意識を呼吸に向けて、引き続き呼吸を繰り返して行きます。すると、次のようなことに気づきませんか。

「自分の頭の中で起きていること」への気づき:

  1. 頭の中に、いろいろな考えやイメージが、浮かんで来たりします。
  2. しかし、そうなったからと言って、「意識が呼吸から逸れてしまった」と、自分を責める必要はありません。
  3. 「自分は今、別なことを考えているな」と、気づけることが大切です。
  4. 気づいたら、それを受け入れ、再び意識を「呼吸」に向けて行きましょう。
  5. そして、「鼻呼吸」を続けて行きます。
ODAN:庭に石3つ。

「自分の身体で感じていること」への気づき:

  1. 呼吸に意識を向けていると、同じ姿勢を続けていたので、身体の「痛み」が気になってくることがあります。
  2. そうなっても、「意識を鼻呼吸に集中できていない」と言って、自分を責める必要はありません。
  3. 自分が今、身体の痛みに気づいたら、その痛みを受け入れましょう。
  4. そのあとで、自分の身体が楽になるように、姿勢を少し変えてみましょう。
  5. 楽な姿勢が見つかったら、その姿勢を維持します。
  6. そして、再び意識を「鼻呼吸」に向けて、呼吸を繰り返して行きましょう。

このようにして、最初は3分間くらい、「鼻」に意識を向けた呼吸を続けてみます。

慣れてきたら、徐々に時間を延ばしていきましょう。20分くらい続けられるとよいでしょう。

「終了」の時間が気になってしまう人は、始める前に「終了時間」を「タイマー」にセットしておくのも方法です。

手順(5):「終了」の仕方を、知っておきましょう。

タイマーをセットした人は、アラームが鳴ったところで終了します。

特に時間を気にしないで始めた人は、自分が満足したところで、終了しましょう。

終了時に、次のことをやってみましょう:

  1. 「鼻呼吸」を終えた今、自分がどんな気持ちになっているかを意識し、それをじっくりと味わいましょう。
  2. その「感じ」を、しっかりと味わいながら、ゆっくりと3回、深呼吸をします。
  3. 深呼吸をするときは、口から息を吐くといいでしょう。
  4. 深呼吸が終わったら、「この体験の時間を自分に与えたこと」に対して、自分自身を讃えてあげましょう。
  5. 自分を讃えてあげたら、ゆっくりを目を開けましょう。一点を見つめていた人も、一度目を閉じで、再び目を開けてみましょう。

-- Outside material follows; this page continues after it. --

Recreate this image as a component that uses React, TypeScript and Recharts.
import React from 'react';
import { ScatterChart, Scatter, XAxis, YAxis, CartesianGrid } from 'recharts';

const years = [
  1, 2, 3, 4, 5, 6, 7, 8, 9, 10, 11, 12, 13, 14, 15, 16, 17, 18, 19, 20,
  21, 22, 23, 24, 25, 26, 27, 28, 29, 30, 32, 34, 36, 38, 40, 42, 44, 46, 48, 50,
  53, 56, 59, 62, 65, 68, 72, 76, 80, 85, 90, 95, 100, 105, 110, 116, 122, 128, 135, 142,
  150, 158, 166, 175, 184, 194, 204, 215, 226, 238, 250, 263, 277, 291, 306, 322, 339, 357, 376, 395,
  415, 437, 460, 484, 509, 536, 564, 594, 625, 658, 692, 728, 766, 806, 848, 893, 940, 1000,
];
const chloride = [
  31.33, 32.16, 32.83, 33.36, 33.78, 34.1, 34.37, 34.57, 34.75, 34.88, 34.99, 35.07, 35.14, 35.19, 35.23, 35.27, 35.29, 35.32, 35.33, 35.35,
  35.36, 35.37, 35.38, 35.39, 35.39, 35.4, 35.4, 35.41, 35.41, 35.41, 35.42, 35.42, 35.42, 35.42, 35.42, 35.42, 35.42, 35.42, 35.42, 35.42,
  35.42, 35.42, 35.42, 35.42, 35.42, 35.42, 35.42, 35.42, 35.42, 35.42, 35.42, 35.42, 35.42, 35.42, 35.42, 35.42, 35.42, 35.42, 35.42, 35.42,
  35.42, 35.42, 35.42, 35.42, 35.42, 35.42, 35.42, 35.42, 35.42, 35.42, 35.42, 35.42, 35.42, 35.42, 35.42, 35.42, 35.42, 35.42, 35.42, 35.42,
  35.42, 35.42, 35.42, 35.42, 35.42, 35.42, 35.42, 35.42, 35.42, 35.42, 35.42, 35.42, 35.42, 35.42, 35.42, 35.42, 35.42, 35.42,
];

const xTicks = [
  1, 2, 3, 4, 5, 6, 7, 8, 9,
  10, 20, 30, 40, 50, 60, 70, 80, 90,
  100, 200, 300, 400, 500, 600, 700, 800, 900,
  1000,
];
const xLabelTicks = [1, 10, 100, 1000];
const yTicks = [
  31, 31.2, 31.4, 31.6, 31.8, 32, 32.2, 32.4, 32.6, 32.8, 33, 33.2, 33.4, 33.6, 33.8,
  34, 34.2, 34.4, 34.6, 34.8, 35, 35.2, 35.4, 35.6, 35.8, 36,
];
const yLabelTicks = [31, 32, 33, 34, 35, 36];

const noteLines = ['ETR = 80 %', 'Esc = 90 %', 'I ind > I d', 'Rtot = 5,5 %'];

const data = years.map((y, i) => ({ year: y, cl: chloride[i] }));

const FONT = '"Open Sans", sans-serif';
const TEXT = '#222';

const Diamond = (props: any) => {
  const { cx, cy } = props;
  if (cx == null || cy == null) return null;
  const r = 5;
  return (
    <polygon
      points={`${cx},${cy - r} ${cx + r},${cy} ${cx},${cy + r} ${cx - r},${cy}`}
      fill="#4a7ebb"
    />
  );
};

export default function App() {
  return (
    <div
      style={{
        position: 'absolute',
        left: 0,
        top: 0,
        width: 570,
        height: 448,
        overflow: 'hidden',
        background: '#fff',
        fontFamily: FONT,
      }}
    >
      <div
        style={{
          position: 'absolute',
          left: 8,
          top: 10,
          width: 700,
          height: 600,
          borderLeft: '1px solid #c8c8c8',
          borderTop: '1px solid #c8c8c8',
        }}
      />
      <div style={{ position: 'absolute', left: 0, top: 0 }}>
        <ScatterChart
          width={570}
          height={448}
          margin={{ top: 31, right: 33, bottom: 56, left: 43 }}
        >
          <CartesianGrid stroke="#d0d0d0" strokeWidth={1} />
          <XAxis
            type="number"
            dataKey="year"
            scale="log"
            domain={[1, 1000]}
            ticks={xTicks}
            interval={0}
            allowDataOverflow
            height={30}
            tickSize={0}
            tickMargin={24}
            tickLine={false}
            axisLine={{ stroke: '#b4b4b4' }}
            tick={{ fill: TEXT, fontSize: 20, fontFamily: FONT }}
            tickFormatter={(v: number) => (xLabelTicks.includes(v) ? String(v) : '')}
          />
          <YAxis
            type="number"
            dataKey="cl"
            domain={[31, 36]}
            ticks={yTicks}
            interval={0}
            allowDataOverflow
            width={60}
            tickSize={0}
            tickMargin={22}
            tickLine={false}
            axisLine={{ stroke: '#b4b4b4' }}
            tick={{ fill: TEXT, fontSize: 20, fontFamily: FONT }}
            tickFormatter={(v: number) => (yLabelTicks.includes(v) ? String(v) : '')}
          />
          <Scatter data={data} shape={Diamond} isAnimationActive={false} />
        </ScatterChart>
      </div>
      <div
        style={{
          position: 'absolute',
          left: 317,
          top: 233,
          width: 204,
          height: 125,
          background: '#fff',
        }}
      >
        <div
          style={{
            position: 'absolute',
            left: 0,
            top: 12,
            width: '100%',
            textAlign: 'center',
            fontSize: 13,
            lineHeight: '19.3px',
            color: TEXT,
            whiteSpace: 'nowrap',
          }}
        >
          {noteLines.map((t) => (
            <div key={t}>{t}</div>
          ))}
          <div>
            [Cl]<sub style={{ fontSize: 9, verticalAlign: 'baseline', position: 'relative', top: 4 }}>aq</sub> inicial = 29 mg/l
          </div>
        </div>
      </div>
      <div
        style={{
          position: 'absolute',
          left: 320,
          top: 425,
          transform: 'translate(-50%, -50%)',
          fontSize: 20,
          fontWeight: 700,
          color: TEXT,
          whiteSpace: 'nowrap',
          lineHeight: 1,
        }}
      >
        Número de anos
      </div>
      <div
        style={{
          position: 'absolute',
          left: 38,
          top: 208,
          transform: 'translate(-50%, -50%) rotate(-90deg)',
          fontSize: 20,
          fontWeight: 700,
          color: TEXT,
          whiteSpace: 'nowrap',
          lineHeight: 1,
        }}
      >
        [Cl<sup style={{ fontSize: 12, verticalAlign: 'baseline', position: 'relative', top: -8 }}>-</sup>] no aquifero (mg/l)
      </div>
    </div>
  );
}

これで、「“鼻呼吸”によるマインドフルネスの体験」が、終了となります。

最後に、大切なこと。

最後に、次の点に注意してください:

  1. 「マインドフルネス瞑想(気づきの瞑想)」は、もともとリラックスを直接求めているものではありません。
  2. 今回紹介した「“鼻”に意識を向けた“呼吸法”」も、「マインドフルネス呼吸法(気づきの呼吸法)」の一つですから、終わった後に、身体のリラックス感を感じられないかもしれません
  3. リラックスした感じが起きなかったとしても、あなたが失敗してしまったわけではありません。
  4. 呼吸に意識を向ける体験ができれば、成功してるのです。安心して下さい。

次のことも、忘れないで下さい。

この「“鼻呼吸”によるマインドフルネスの体験」は、合う人もいれば、合わない人もいます。当相談室をご利用下さったクライアントさんに体験してもらっても、合う人もいれば、合わない人もいました。

そのため、ここに掲げた「手順」に従ってやってみて、「自分には合わないな」と感じたら、自分の今の「その感覚」を大事にして下さい。

あなたがむしろ、「自分には合っていない」という感覚に出会えたことこそ、あなたがまさに「今ここ」で気づいたことになるのです。

ODAN:沈む太陽に向かう。

あなたにとって:

  • 「今ここ」に気づける方法を持てること。
  • あなたの気持ちが逸れてしまっても、再び「今ここ」に戻ってくる方法を持てること。

この2つの方法を、あなたが手に入れられたことは、きっとこれからのあなたにとっての、大きな力になることと、私は思うのです。